A mais dolorosa inversão deste nosso tempo: em vez de estarmos «juntos com os solitários», tornamo-nos simplesmente «solitários juntos» (Zigmunt Bauman).
Nunca tantos estiveram tão perto. E, apesar disso, não conseguimos estar próximos.
Em qualquer lugar – e praticamente a toda a hora –, formamos «ajuntamentos».
Mas trata-se de «ajuntamentos anónimos», fugazes. Não deixam raízes. Só derramam sensações de enfado, angústia, torpor.
No fundo, sentimo-nos cada vez mais distantes, mesmo em multidão.
E, quando acodem ao aconchego da sua habitação, muitos são os que por companhia continuam a ter a solidão.
Estamos cada vez mais apartados? Dá-se até a (penosa) ironia de os conglomerados de moradias dos nossos dias terem o nome de…«apartamentos».
Não é apenas para realçar a autonomia de cada unidade habitacional. No fundo, quem está «apartado» é o ser humano.
A própria linguagem nos delata. Não faria mais sentido que os nossos domicílios fossem autênticos «ajuntamentos» e não desoladores «apartamentos»?
Que relação temos com o vizinho do lado ou com o inquilino da frente? O mais frequente é passarmos por ele em passo estugado, trocando – quando muito – uma acelerada saudação.
O comportamento pode considerar-se civilizado, pautado por uma «aristocrática indiferença».
Já não é mau quando ninguém molesta ninguém. Mas quem se preocupa com a situação daqueles que, afinal, (sobre)vivem debaixo do mesmo tecto?
Não raramente, porém, chegamos a viver «apartados» dentro de cada…«apartamento». Será para fazer jus ao nome?
Saímos cedo e depressa.

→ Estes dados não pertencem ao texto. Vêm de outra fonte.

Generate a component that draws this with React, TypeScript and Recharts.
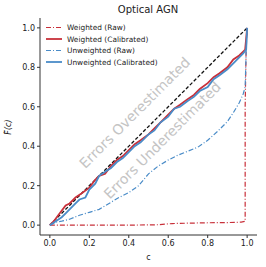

Regressamos tarde e cansados. Umas breves palavras é o máximo que se permuta?
Quando encontramos a solidão – quiçá num compartimento esquecido do nosso ser –, o primeiro impulso é fechá-la. Sucede que, em muitos momentos, é ela que mais nos acompanha.
Por opção, alguma solidão até conforta, até permite chegar a profundezas que, de outra forma, nos estariam vedadas. O problema é a solidão por condenação, por desinteresse, por sobranceria, por ingratidão.
Não será possível transformar os «apartamentos» em «ajuntamentos»?
Custará muito perceber que viver é conviver? Não condenemos ninguém ao abandono.
Estendamos a mão, acendamos um sorriso, disponhamo-nos a enxugar uma lágrima.
Enfim, não adiemos o paraíso para depois. E, acima de tudo, não o pretendamos arrebatar só para nós. No Céu, não há «apartamentos». Por isso é que nele mora a felicidade sem fim!